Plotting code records
start

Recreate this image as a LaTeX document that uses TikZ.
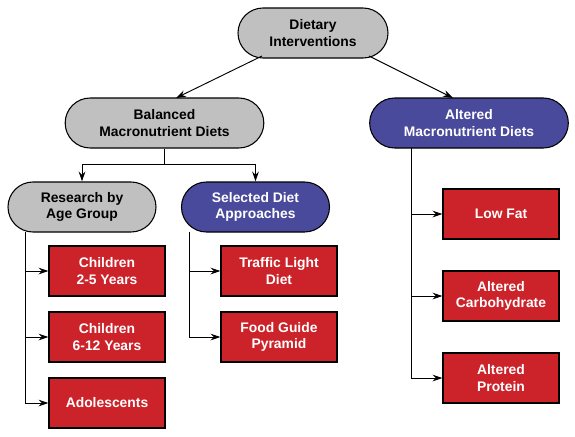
\documentclass[tikz,border=0pt]{standalone}
\usepackage{fontspec}
\setmainfont{Liberation Sans}
\usetikzlibrary{arrows.meta,shapes.misc}
\definecolor{gbox}{HTML}{C0C0C0}
\definecolor{bbox}{HTML}{4A4A9C}
\definecolor{rbox}{HTML}{CC2229}
\tikzset{
  pill/.style={rounded rectangle, draw=black, line width=0.8pt, minimum height=37.5pt, align=center, font=\bfseries\fontsize{10.4}{12.2}\selectfont, inner sep=0pt},
  graypill/.style={pill, fill=gbox, text=black},
  bluepill/.style={pill, fill=bbox, text=white},
  redbox/.style={rectangle, draw=black, line width=0.8pt, fill=rbox, text=white, minimum width=87pt, minimum height=37.5pt, align=center, font=\bfseries\fontsize{10.4}{12.2}\selectfont, inner sep=0pt},
  conn/.style={line width=0.7pt, -{Stealth[length=7.5pt, width=5pt, inset=2.5pt]}},
  plain/.style={line width=0.7pt}
}
\begin{document}
\begin{tikzpicture}[x=0.75pt,y=-0.75pt]
\useasboundingbox (0,0) rectangle (575,436);
\node[graypill, minimum width=112.5pt] (diet) at (313,33) {Dietary\\Interventions};
\node[graypill, minimum width=149pt] (bal) at (164.5,123) {Balanced\\Macronutrient Diets};
\node[bluepill, minimum width=149pt] (alt) at (469,123) {Altered\\Macronutrient Diets};
\node[graypill, minimum width=111pt] (res) at (82,207) {Research by\\Age Group};
\node[bluepill, minimum width=111pt] (sel) at (255.5,207) {Selected Diet\\Approaches};
\node[redbox] (c25) at (107,271) {Children\\2-5 Years};
\node[redbox] (c612) at (107,337) {Children\\6-12 Years};
\node[redbox] (ado) at (107,403) {Adolescents};
\node[redbox] (tld) at (279,271) {Traffic Light\\Diet};
\node[redbox] (fgp) at (279,337) {Food Guide\\Pyramid};
\node[redbox] (lf) at (501,214) {Low Fat};
\node[redbox] (ac) at (501,296) {Altered\\Carbohydrate};
\node[redbox] (ap) at (501,378) {Altered\\Protein};
% top arrows
\coordinate (d1) at (262,56);
\coordinate (d2) at (369,56);
\coordinate (b1) at (176,98);
\coordinate (a1) at (453,98);
\draw[conn] (d1) -- (b1);
\draw[conn] (d2) -- (a1);
% balanced split
\coordinate (bs) at (164.5,164);
\draw[plain] (bal.south) -- (bs);
\draw[conn] (bs) -| (res.north);
\draw[conn] (bs) -| (sel.north);
% research branch
\coordinate (rt) at (25,232);
\coordinate (rb) at (25,403);
\draw[plain] (rt) -- (rb);
\draw[conn] (c25.west -| rt) -- (c25.west);
\draw[conn] (c612.west -| rt) -- (c612.west);
\draw[conn] (rb) -- (ado.west);
% selected branch
\coordinate (st) at (189,232);
\coordinate (sb) at (189,337);
\draw[plain] (st) -- (sb);
\draw[conn] (tld.west -| st) -- (tld.west);
\draw[conn] (sb) -- (fgp.west);
% altered branch
\coordinate (at) at (411,148);
\coordinate (ab) at (411,378);
\draw[plain] (at) -- (ab);
\draw[conn] (lf.west -| at) -- (lf.west);
\draw[conn] (ac.west -| at) -- (ac.west);
\draw[conn] (ab) -- (ap.west);
\end{tikzpicture}
\end{document}
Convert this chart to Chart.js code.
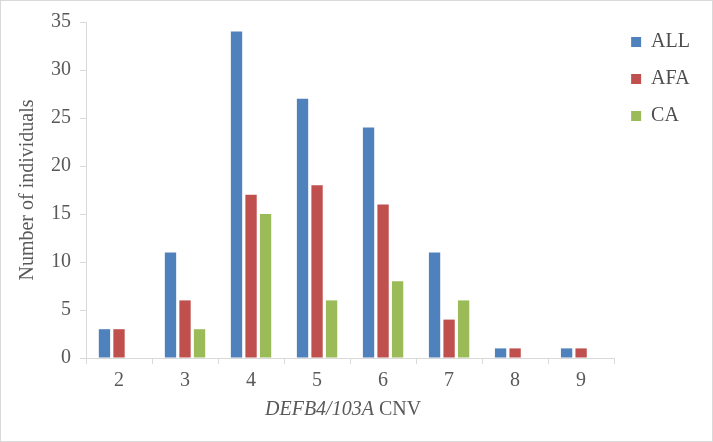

end

• **Instruction**
Print out every entry above without changing a word, and leave out the pictures.

• **Task output**
Recreate this image as a LaTeX document that uses TikZ.
\documentclass[tikz,border=0pt]{standalone}
\usepackage{fontspec}
\setmainfont{Liberation Sans}
\usetikzlibrary{arrows.meta,shapes.misc}
\definecolor{gbox}{HTML}{C0C0C0}
\definecolor{bbox}{HTML}{4A4A9C}
\definecolor{rbox}{HTML}{CC2229}
\tikzset{
  pill/.style={rounded rectangle, draw=black, line width=0.8pt, minimum height=37.5pt, align=center, font=\bfseries\fontsize{10.4}{12.2}\selectfont, inner sep=0pt},
  graypill/.style={pill, fill=gbox, text=black},
  bluepill/.style={pill, fill=bbox, text=white},
  redbox/.style={rectangle, draw=black, line width=0.8pt, fill=rbox, text=white, minimum width=87pt, minimum height=37.5pt, align=center, font=\bfseries\fontsize{10.4}{12.2}\selectfont, inner sep=0pt},
  conn/.style={line width=0.7pt, -{Stealth[length=7.5pt, width=5pt, inset=2.5pt]}},
  plain/.style={line width=0.7pt}
}
\begin{document}
\begin{tikzpicture}[x=0.75pt,y=-0.75pt]
\useasboundingbox (0,0) rectangle (575,436);
\node[graypill, minimum width=112.5pt] (diet) at (313,33) {Dietary\\Interventions};
\node[graypill, minimum width=149pt] (bal) at (164.5,123) {Balanced\\Macronutrient Diets};
\node[bluepill, minimum width=149pt] (alt) at (469,123) {Altered\\Macronutrient Diets};
\node[graypill, minimum width=111pt] (res) at (82,207) {Research by\\Age Group};
\node[bluepill, minimum width=111pt] (sel) at (255.5,207) {Selected Diet\\Approaches};
\node[redbox] (c25) at (107,271) {Children\\2-5 Years};
\node[redbox] (c612) at (107,337) {Children\\6-12 Years};
\node[redbox] (ado) at (107,403) {Adolescents};
\node[redbox] (tld) at (279,271) {Traffic Light\\Diet};
\node[redbox] (fgp) at (279,337) {Food Guide\\Pyramid};
\node[redbox] (lf) at (501,214) {Low Fat};
\node[redbox] (ac) at (501,296) {Altered\\Carbohydrate};
\node[redbox] (ap) at (501,378) {Altered\\Protein};
% top arrows
\coordinate (d1) at (262,56);
\coordinate (d2) at (369,56);
\coordinate (b1) at (176,98);
\coordinate (a1) at (453,98);
\draw[conn] (d1) -- (b1);
\draw[conn] (d2) -- (a1);
% balanced split
\coordinate (bs) at (164.5,164);
\draw[plain] (bal.south) -- (bs);
\draw[conn] (bs) -| (res.north);
\draw[conn] (bs) -| (sel.north);
% research branch
\coordinate (rt) at (25,232);
\coordinate (rb) at (25,403);
\draw[plain] (rt) -- (rb);
\draw[conn] (c25.west -| rt) -- (c25.west);
\draw[conn] (c612.west -| rt) -- (c612.west);
\draw[conn] (rb) -- (ado.west);
% selected branch
\coordinate (st) at (189,232);
\coordinate (sb) at (189,337);
\draw[plain] (st) -- (sb);
\draw[conn] (tld.west -| st) -- (tld.west);
\draw[conn] (sb) -- (fgp.west);
% altered branch
\coordinate (at) at (411,148);
\coordinate (ab) at (411,378);
\draw[plain] (at) -- (ab);
\draw[conn] (lf.west -| at) -- (lf.west);
\draw[conn] (ac.west -| at) -- (ac.west);
\draw[conn] (ab) -- (ap.west);
\end{tikzpicture}
\end{document}
Convert this chart to Chart.js code.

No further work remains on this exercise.